Instructions to follow: All of the lines below are to be transcribed faithfully, with pictures excluded from the copy.
** Begin Dataset excerpt **
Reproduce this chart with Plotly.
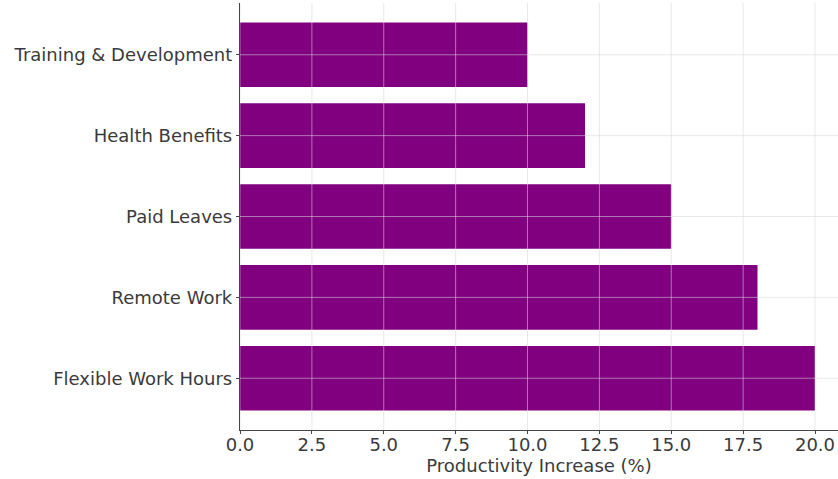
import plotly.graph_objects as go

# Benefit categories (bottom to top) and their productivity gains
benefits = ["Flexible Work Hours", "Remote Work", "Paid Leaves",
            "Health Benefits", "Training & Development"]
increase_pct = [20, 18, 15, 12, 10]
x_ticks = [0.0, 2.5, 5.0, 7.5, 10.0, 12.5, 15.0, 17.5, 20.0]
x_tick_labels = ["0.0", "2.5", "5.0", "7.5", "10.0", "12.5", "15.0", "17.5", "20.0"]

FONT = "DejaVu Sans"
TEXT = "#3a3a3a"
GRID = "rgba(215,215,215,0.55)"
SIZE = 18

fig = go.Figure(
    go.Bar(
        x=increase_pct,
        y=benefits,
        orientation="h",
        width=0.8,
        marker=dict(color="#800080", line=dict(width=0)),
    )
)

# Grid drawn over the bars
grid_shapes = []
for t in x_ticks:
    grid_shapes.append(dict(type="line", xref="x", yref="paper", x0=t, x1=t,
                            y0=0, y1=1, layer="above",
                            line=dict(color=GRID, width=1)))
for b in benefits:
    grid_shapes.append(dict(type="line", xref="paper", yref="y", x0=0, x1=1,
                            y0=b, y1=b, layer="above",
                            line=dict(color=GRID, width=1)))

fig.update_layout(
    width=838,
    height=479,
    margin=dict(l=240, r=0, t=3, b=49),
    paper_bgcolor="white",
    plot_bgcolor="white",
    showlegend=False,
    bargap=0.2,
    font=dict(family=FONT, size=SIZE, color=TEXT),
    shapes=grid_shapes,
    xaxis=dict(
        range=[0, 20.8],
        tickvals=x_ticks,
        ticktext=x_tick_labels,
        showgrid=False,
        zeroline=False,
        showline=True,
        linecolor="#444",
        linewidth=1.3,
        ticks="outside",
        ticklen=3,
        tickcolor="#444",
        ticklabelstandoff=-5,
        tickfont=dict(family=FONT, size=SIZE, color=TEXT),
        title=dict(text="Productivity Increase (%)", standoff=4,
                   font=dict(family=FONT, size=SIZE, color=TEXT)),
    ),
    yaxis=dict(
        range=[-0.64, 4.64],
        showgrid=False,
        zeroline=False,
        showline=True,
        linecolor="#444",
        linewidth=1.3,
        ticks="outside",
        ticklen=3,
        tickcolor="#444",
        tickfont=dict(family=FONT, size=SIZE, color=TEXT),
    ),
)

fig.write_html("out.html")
** End Dataset excerpt **
Finished exercise:
Reproduce this chart with Plotly.
import plotly.graph_objects as go

# Benefit categories (bottom to top) and their productivity gains
benefits = ["Flexible Work Hours", "Remote Work", "Paid Leaves",
            "Health Benefits", "Training & Development"]
increase_pct = [20, 18, 15, 12, 10]
x_ticks = [0.0, 2.5, 5.0, 7.5, 10.0, 12.5, 15.0, 17.5, 20.0]
x_tick_labels = ["0.0", "2.5", "5.0", "7.5", "10.0", "12.5", "15.0", "17.5", "20.0"]

FONT = "DejaVu Sans"
TEXT = "#3a3a3a"
GRID = "rgba(215,215,215,0.55)"
SIZE = 18

fig = go.Figure(
    go.Bar(
        x=increase_pct,
        y=benefits,
        orientation="h",
        width=0.8,
        marker=dict(color="#800080", line=dict(width=0)),
    )
)

# Grid drawn over the bars
grid_shapes = []
for t in x_ticks:
    grid_shapes.append(dict(type="line", xref="x", yref="paper", x0=t, x1=t,
                            y0=0, y1=1, layer="above",
                            line=dict(color=GRID, width=1)))
for b in benefits:
    grid_shapes.append(dict(type="line", xref="paper", yref="y", x0=0, x1=1,
                            y0=b, y1=b, layer="above",
                            line=dict(color=GRID, width=1)))

fig.update_layout(
    width=838,
    height=479,
    margin=dict(l=240, r=0, t=3, b=49),
    paper_bgcolor="white",
    plot_bgcolor="white",
    showlegend=False,
    bargap=0.2,
    font=dict(family=FONT, size=SIZE, color=TEXT),
    shapes=grid_shapes,
    xaxis=dict(
        range=[0, 20.8],
        tickvals=x_ticks,
        ticktext=x_tick_labels,
        showgrid=False,
        zeroline=False,
        showline=True,
        linecolor="#444",
        linewidth=1.3,
        ticks="outside",
        ticklen=3,
        tickcolor="#444",
        ticklabelstandoff=-5,
        tickfont=dict(family=FONT, size=SIZE, color=TEXT),
        title=dict(text="Productivity Increase (%)", standoff=4,
                   font=dict(family=FONT, size=SIZE, color=TEXT)),
    ),
    yaxis=dict(
        range=[-0.64, 4.64],
        showgrid=False,
        zeroline=False,
        showline=True,
        linecolor="#444",
        linewidth=1.3,
        ticks="outside",
        ticklen=3,
        tickcolor="#444",
        tickfont=dict(family=FONT, size=SIZE, color=TEXT),
    ),
)

fig.write_html("out.html")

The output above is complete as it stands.